File Photo: Unidentified gunmen stormed Dabna village, Nigeria. AFP
Insecurity is a major concern in Africa's most populous country as a new president is set to be sworn in next month following an election disputed by the opposition.
In northeastern Adamawa State on Monday, unidentified gunmen stormed Dabna village in Hong district, resulting in the "unfortunate murder of three (persons)", local police spokesman Suleiman Nguroje said, adding that homes were set ablaze.
No group has claimed responsibility although Boko Haram jihadists are known to launch occasional attacks in the area from their Sambisa forest enclave in neighbouring Borno State.
Also on Monday, gunmen attacked communities in Oganenigu, in the Dekina district of central Kogi State, according to local authorities.
The governor's spokesman Muhammed Onogwu said that a local politician was killed while others were "affected by this ugly and unfortunate attack".
On Sunday, gunmen stormed a church in Akenawe-Tswarev village in central Benue State, killing a worshipper and kidnapping three others, according to Salome Tor, political administrator of Logo district in which the village is located.
"The attackers burst into the church during morning worship and shot dead one person and kidnapped three others, including the priest," Tor said.
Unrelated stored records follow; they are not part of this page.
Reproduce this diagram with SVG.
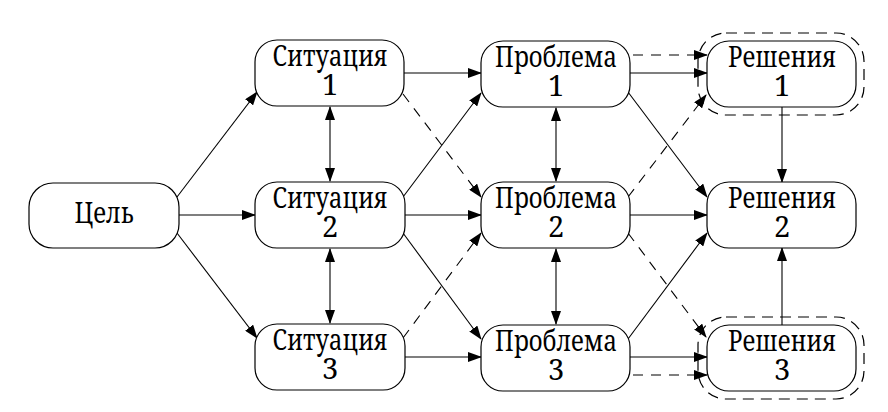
<svg xmlns="http://www.w3.org/2000/svg" width="888" height="412" viewBox="0 0 888 412">
<defs>
<marker id="ah" markerWidth="14" markerHeight="10" refX="13" refY="5" orient="auto-start-reverse" markerUnits="userSpaceOnUse">
<path d="M0,0 L14,5 L0,10 z" fill="#000"/>
</marker>
</defs>
<style>
.box{fill:#fff;stroke:#000;stroke-width:1.2}
.outer{fill:none;stroke:#000;stroke-width:1.2;stroke-dasharray:11 7}
.t{font-family:"Noto Serif","Liberation Serif",serif;font-size:29px;text-anchor:middle;fill:#000}
.c line{stroke:#000;stroke-width:1.1;fill:none}
.c .a{marker-end:url(#ah)}
.c .b{marker-start:url(#ah);marker-end:url(#ah)}
.c .d{stroke-dasharray:10 8}
</style>
<rect width="888" height="412" fill="#fff"/>
<g class="c" id="connectors">
<line class="a" x1="177" y1="197" x2="257" y2="92"/>
<line class="a" x1="179" y1="215" x2="255" y2="215"/>
<line class="a" x1="177" y1="233" x2="257" y2="338"/>
<line class="b" x1="330" y1="107" x2="330" y2="181"/>
<line class="b" x1="330" y1="249" x2="330" y2="323"/>
<line class="a" x1="404" y1="73" x2="481" y2="73"/>
<line class="a d" x1="403" y1="94" x2="481" y2="197"/>
<line class="a" x1="403" y1="197" x2="481" y2="93"/>
<line class="a" x1="405" y1="215" x2="481" y2="215"/>
<line class="a" x1="403" y1="233" x2="481" y2="339"/>
<line class="a d" x1="403" y1="338" x2="481" y2="233"/>
<line class="a" x1="405" y1="357" x2="481" y2="357"/>
<line class="b" x1="556" y1="108" x2="556" y2="181"/>
<line class="b" x1="556" y1="249" x2="556" y2="324"/>
<line class="a d" x1="633" y1="55" x2="707" y2="55"/>
<line class="a" x1="630" y1="73" x2="707" y2="73"/>
<line class="a" x1="628" y1="92" x2="707" y2="197"/>
<line class="a d" x1="628" y1="197" x2="706" y2="95"/>
<line class="a" x1="630" y1="215" x2="707" y2="215"/>
<line class="a d" x1="628" y1="233" x2="706" y2="337"/>
<line class="a" x1="628" y1="339" x2="707" y2="233"/>
<line class="a" x1="630" y1="357" x2="707" y2="357"/>
<line class="a d" x1="633" y1="375" x2="707" y2="375"/>
<line class="a" x1="782" y1="107" x2="782" y2="182"/>
<line class="a" x1="782" y1="325" x2="782" y2="248"/>
</g>
<g id="tsel"><rect class="box" x="29" y="183" width="150" height="65" rx="24"/><text class="t" x="104" y="223" textLength="59" lengthAdjust="spacingAndGlyphs">Цель</text></g>
<g id="sit1"><rect class="box" x="255" y="40" width="149" height="66" rx="22"/><text class="t" x="330" y="66" textLength="115" lengthAdjust="spacingAndGlyphs">Ситуация</text><text class="t" x="330" y="95">1</text></g>
<g id="sit2"><rect class="box" x="255" y="182" width="150" height="66" rx="22"/><text class="t" x="330" y="208" textLength="115" lengthAdjust="spacingAndGlyphs">Ситуация</text><text class="t" x="330" y="237">2</text></g>
<g id="sit3"><rect class="box" x="255" y="324" width="150" height="66" rx="22"/><text class="t" x="330" y="350" textLength="115" lengthAdjust="spacingAndGlyphs">Ситуация</text><text class="t" x="330" y="379">3</text></g>
<g id="prob1"><rect class="box" x="481" y="41" width="149" height="66" rx="22"/><text class="t" x="556" y="67" textLength="122" lengthAdjust="spacingAndGlyphs">Проблема</text><text class="t" x="556" y="96">1</text></g>
<g id="prob2"><rect class="box" x="481" y="182" width="149" height="66" rx="22"/><text class="t" x="556" y="208" textLength="122" lengthAdjust="spacingAndGlyphs">Проблема</text><text class="t" x="556" y="237">2</text></g>
<g id="prob3"><rect class="box" x="481" y="325" width="149" height="66" rx="22"/><text class="t" x="556" y="351" textLength="122" lengthAdjust="spacingAndGlyphs">Проблема</text><text class="t" x="556" y="380">3</text></g>
<g id="resh1"><rect class="outer" x="698" y="33" width="166" height="82" rx="28"/><rect class="box" x="707" y="41" width="149" height="66" rx="22"/><text class="t" x="782" y="67" textLength="108" lengthAdjust="spacingAndGlyphs">Решения</text><text class="t" x="782" y="96">1</text></g>
<g id="resh2"><rect class="box" x="707" y="182" width="149" height="66" rx="22"/><text class="t" x="782" y="208" textLength="108" lengthAdjust="spacingAndGlyphs">Решения</text><text class="t" x="782" y="237">2</text></g>
<g id="resh3"><rect class="outer" x="698" y="317" width="166" height="82" rx="28"/><rect class="box" x="707" y="325" width="149" height="66" rx="22"/><text class="t" x="782" y="351" textLength="108" lengthAdjust="spacingAndGlyphs">Решения</text><text class="t" x="782" y="380">3</text></g>
</svg>
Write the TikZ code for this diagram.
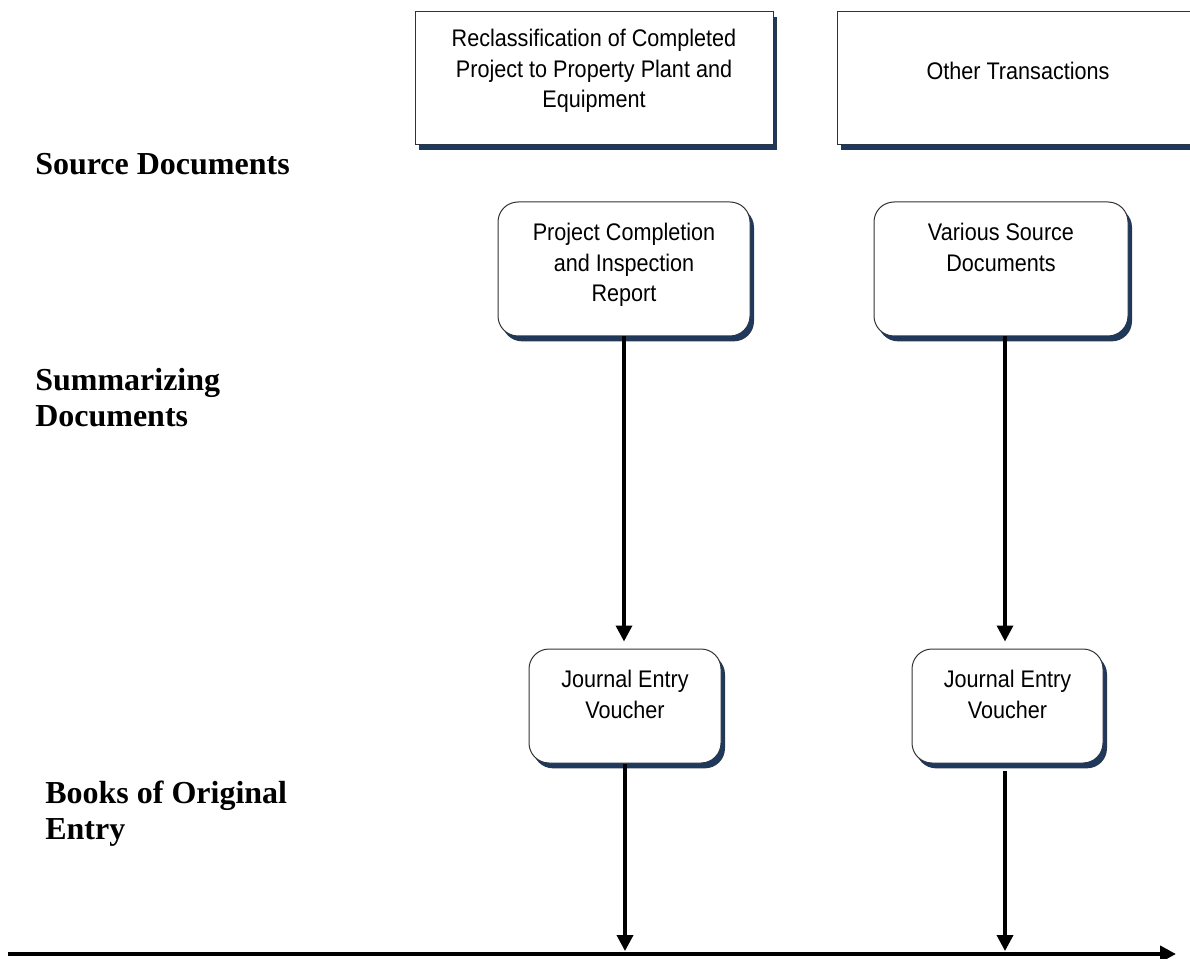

Two other worshippers were seriously injured and taken to hospital for medical treatment, she said.
Tor did not say who was responsible for the attack but Benue has for years been a hotbed of deadly communal unrest between herders and farmers.
In central Niger State on Saturday, gunmen suspected to be from criminal gangs attacked several villages in Mashegu and Munya districts, killing at least seven people and abducting 26 others according to a local official.
Umar Jibrin Igede, Mashegu district political administrator, said the attacks were the latest in a series of raids on villages in the area in the past two weeks and that many residents had fled their homes.
Police in Niger State did not respond to AFP's request for comment on the attacks and kidnappings.
President Muhammadu Buhari, who is stepping down in May, has left his successor Bola Tinubu a country facing a jihadist insurgency in the northeast, violent criminal gangs in the northwest and centre and secessionist agitation in the southeast.